> _What you should do_:
Copy exactly the lines from the beginning of the data down to and including the line holding "import matplotlib.pyplot as plt", without any pictures.

[start]

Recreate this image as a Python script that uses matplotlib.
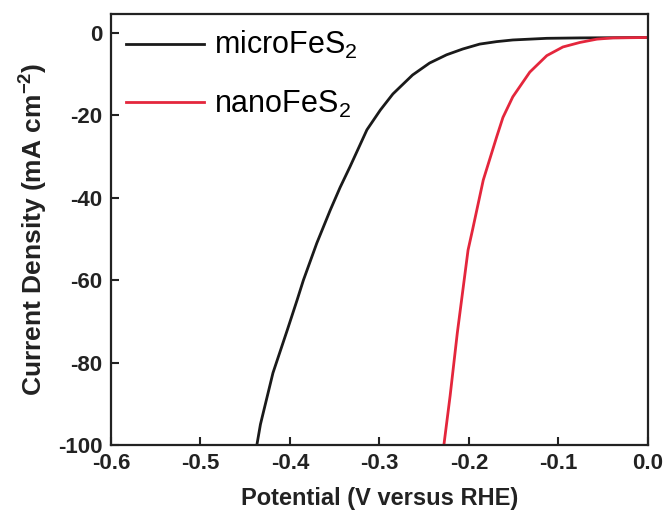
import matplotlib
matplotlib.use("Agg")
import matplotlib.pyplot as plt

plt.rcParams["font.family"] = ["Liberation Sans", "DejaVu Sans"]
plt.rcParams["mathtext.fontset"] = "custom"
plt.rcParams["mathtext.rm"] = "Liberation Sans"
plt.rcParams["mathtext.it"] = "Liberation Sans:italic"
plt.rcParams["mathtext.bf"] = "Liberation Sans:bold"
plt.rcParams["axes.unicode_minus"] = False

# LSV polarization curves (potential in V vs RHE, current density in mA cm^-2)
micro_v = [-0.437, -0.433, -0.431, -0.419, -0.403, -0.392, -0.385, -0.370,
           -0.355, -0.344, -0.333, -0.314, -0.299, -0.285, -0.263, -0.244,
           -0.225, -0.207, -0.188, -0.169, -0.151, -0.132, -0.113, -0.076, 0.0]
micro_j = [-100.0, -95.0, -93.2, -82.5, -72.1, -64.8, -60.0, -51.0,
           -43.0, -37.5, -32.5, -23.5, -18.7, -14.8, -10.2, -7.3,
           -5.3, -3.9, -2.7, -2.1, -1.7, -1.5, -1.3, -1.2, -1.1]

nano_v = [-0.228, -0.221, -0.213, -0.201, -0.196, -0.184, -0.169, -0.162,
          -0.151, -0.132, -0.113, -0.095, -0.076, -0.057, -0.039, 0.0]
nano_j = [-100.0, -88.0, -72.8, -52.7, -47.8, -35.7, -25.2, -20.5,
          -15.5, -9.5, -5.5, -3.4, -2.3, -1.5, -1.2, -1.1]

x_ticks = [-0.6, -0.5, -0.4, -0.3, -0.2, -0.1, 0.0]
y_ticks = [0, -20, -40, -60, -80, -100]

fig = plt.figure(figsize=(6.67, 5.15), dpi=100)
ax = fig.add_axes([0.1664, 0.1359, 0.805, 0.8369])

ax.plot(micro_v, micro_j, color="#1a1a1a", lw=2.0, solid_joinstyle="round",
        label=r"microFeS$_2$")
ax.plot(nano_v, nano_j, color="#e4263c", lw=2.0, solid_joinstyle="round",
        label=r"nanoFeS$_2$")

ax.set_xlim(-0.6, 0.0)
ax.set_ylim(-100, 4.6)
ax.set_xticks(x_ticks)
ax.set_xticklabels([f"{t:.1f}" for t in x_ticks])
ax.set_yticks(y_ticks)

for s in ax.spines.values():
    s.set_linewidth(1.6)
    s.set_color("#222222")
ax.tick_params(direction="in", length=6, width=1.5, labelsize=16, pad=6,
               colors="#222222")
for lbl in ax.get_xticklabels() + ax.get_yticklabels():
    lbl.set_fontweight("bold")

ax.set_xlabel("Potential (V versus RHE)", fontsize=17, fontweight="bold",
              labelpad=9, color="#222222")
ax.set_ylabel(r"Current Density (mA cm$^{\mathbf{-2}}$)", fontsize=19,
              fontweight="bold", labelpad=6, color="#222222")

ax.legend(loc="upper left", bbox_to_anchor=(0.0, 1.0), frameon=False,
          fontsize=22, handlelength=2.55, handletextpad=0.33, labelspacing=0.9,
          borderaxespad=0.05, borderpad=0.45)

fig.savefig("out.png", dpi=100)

[end]

> _Exercise result_:
Recreate this image as a Python script that uses matplotlib.
import matplotlib
matplotlib.use("Agg")
import matplotlib.pyplot as plt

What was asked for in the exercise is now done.